[ExI] The Flight of the Lawn Chair Man, Part II

Damien Broderick thespike at satx.rr.com
Thu Jul 10 07:26:31 UTC 2008


At 04:29 PM 7/10/2008 +0930, Emlyn wrote:

>We've got this default culture that's all about
>money and ownership, increasing our wealth, status, more peanuts!
>Then, there's this interesting counterculture bursting out of the
>tech/science communities, saying that you can't subject information to
>the same rules as physical property, that our common intellectual
>wealth is based on the ability to share and build on information
>discovered by others, that the concept of IP just breaks things and
>makes us all poorer. And you have these really quite astounding
>realizations of these values, most prominent being the FOSS movement,
>which seems like the most positive product of collective frustration
>one could imagine.

This is argued out in fictional terms in Kim Stanley Robinson's 
magisterial RED MARS, GREEN MARS, BLUE MARS trilogy. A sample:

`When we first arrived, and for twenty years after that, Mars was 
like Antarctica but even purer. We were outside the world, we didn't 
even own things - some clothes, a lectern [that is, hand-held 
computer], and that was it! ...This arrangement resembles the 
prehistoric way to live, and it therefore feels right to us, because 
our brains recognize it from three million years of practicing it. In 
essence our brains grew to their current configuration in response to 
the realities of that life. So as a result people grow *powerfully 
attached* to that kind of life, when they get the chance to live it. 
It allows you to concentrate your attention on the real work, which 
means everything that is done to stay alive, or make things, or 
satisfy one's curiosity, or play. That is utopia, John, especially 
for primitives and scientists, which is to say everybody.
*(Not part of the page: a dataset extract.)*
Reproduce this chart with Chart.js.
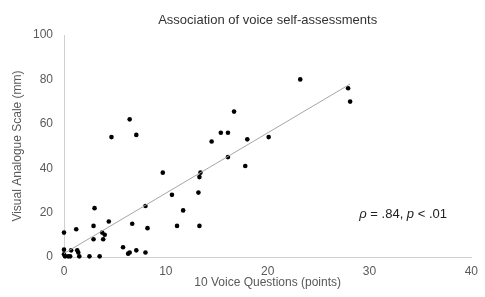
<!DOCTYPE html>
<html>
<head>
<meta charset="utf-8">
<script src="https://cdn.jsdelivr.net/npm/chart.js@4"></script>
<style>
  html, body { margin: 0; padding: 0; background: #fff; }
  #wrap { width: 485px; height: 297px; }
</style>
</head>
<body>
<div id="wrap"><canvas id="voiceChart" width="485" height="297"></canvas></div>
<script>
// 10 Voice Questions score (points) and Visual Analogue Scale (mm)
const vqScores = [0, 0, 0, 0.1, 0.4, 0.6, 0.7, 1.2, 1.3, 1.4, 1.5, 2.5, 3.5, 2.9, 2.9, 3.0, 3.75, 4.0, 3.85, 4.4,
    4.66, 5.8, 6.3, 6.45, 6.45, 6.7, 7.1, 7.1, 8.0, 8.2, 8.0, 9.7, 10.6, 11.1, 11.7, 13.2, 13.3, 13.3, 13.4,
    14.5, 15.4, 16.1, 16.1, 16.7, 17.8, 18.0, 20.1, 23.2, 27.9, 28.1];
const vasScores = [11, 3.3, 1.2, 0.3, 0.3, 0.3, 3, 12.5, 3, 2, 0.3, 0.3, 0.3, 8, 14, 22, 11, 10, 8, 16,
    54, 4.4, 1.5, 2, 62, 15, 3, 55, 23, 13, 2, 38, 28, 14, 21, 29, 14, 36, 38,
    52, 56, 56, 45, 65.5, 41, 53, 54, 80, 76, 70];
const xTicks = [0, 10, 20, 30, 40];
const yTicks = [0, 20, 40, 60, 80, 100];

const points = vqScores.map((x, i) => ({ x: x, y: vasScores[i] }));

// least squares trend line over the data range
const n = vqScores.length;
const mx = vqScores.reduce((a, b) => a + b, 0) / n;
const my = vasScores.reduce((a, b) => a + b, 0) / n;
let sxy = 0, sxx = 0;
for (let i = 0; i < n; i++) {
    sxy += (vqScores[i] - mx) * (vasScores[i] - my);
    sxx += (vqScores[i] - mx) * (vqScores[i] - mx);
}
const slope = sxy / sxx;
const intercept = my - slope * mx;
const xMin = Math.min(...vqScores), xMax = Math.max(...vqScores);
const trend = [xMin, xMax].map(x => ({ x: x, y: intercept + slope * x }));

const chartTitle = 'Association of voice self-assessments';
const statLabel = [
    { text: 'ρ', italic: true },
    { text: ' = .84, ', italic: false },
    { text: 'p', italic: true },
    { text: ' < .01', italic: false }
];

const FONT = '"Liberation Sans", Arial, sans-serif';

// title centred over the plot area (like the original), plus the stats note
const textPlugin = {
    id: 'textBits',
    afterDatasetsDraw(chart) {
        const ctx = chart.ctx;
        const area = chart.chartArea;
        ctx.save();
        ctx.fillStyle = '#333';
        ctx.textAlign = 'center';
        ctx.textBaseline = 'middle';
        ctx.font = '13px ' + FONT;
        ctx.fillText(chartTitle, (area.left + area.right) / 2, 20);

        let x = chart.scales.x.getPixelForValue(29);
        const y = chart.scales.y.getPixelForValue(19);
        ctx.fillStyle = '#222';
        ctx.textAlign = 'left';
        statLabel.forEach(p => {
            ctx.font = (p.italic ? 'italic ' : '') + '13px ' + FONT;
            ctx.fillText(p.text, x, y);
            x += ctx.measureText(p.text).width;
        });
        ctx.restore();
    }
};

Chart.defaults.font.family = FONT;
Chart.defaults.color = '#595959';

new Chart(document.getElementById('voiceChart'), {
    type: 'scatter',
    data: {
        datasets: [{
            type: 'line',
            data: trend,
            borderColor: '#a6a6a6',
            borderWidth: 1,
            pointRadius: 0,
            fill: false
        }, {
            data: points,
            backgroundColor: '#000',
            borderColor: '#000',
            borderWidth: 0,
            pointRadius: 2.3,
            clip: false
        }]
    },
    options: {
        responsive: false,
        animation: false,
        layout: { padding: { left: 0, right: 12, top: 35, bottom: 0 } },
        plugins: {
            legend: { display: false },
            tooltip: { enabled: false },
            title: { display: false }
        },
        scales: {
            x: {
                type: 'linear',
                min: 0,
                max: 40,
                afterBuildTicks: s => { s.ticks = xTicks.map(v => ({ value: v })); },
                afterFit: s => { s.height = 40; },
                grid: { display: false, drawTicks: false },
                border: { display: true, color: '#d0d0d0' },
                ticks: { font: { size: 12 }, padding: 7 },
                title: {
                    display: true,
                    text: '10 Voice Questions (points)',
                    font: { size: 12 },
                    padding: { top: 0, bottom: 7 }
                }
            },
            y: {
                type: 'linear',
                min: 0,
                max: 100,
                afterBuildTicks: s => { s.ticks = yTicks.map(v => ({ value: v })); },
                afterFit: s => { s.width = 64; },
                grid: { display: false, drawTicks: false },
                border: { display: true, color: '#d0d0d0' },
                ticks: { font: { size: 12 }, padding: 11 },
                title: {
                    display: true,
                    text: 'Visual Analogue Scale (mm)',
                    font: { size: 12 },
                    padding: { top: 10, bottom: 0 }
                }
            }
        }
    },
    plugins: [textPlugin]
});
</script>
</body>
</html>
So a 
scientific research station is actually a little model of prehistoric 
utopia, carved out of the transnational money economy by clever 
primates who want to live well.'

As I commented in READING BY STARLIGHT:

"...he shows us in detail the building of a utopia in the wastes of a 
dead world, and its corrupting by the old order. In the early years 
of colonisation by the `first hundred' scientists and technologists, 
a programme of careful exploitation is begun by a largely capitalist 
Earth of the 2020s. Ironically, these representatives of the home 
planet live in a kind of monastic, socialist order, outside the realm 
of economics. It is a human ecology based on the design of scientific 
research settlements. When it breaks down in a polyphony of special 
interests and imported xenophobias, the Russian anarchist Arkady 
offers a rich explanation that recalls something of [critic Fredric] 
Jameson's redemptive [marxist] impulse [namely, the citation 
above]... This intriguing analysis explains why scientists work 
cheerfully on devastating weapons systems, why many men and women 
find their happiest billet in the peace-time armed services, indeed 
why war-time is remembered so fondly by those who have not actually 
been maimed (and some who have). It also captures one of the lures of 
sf's typical sociological foregrounds: a happy band of brothers (and, 
latterly, sisters) outside the circuit of realpolitik and economics, 
paid by the Culture or the Galactic Survey `to boldly go where nobody 
has been before', and have intellectual fun there."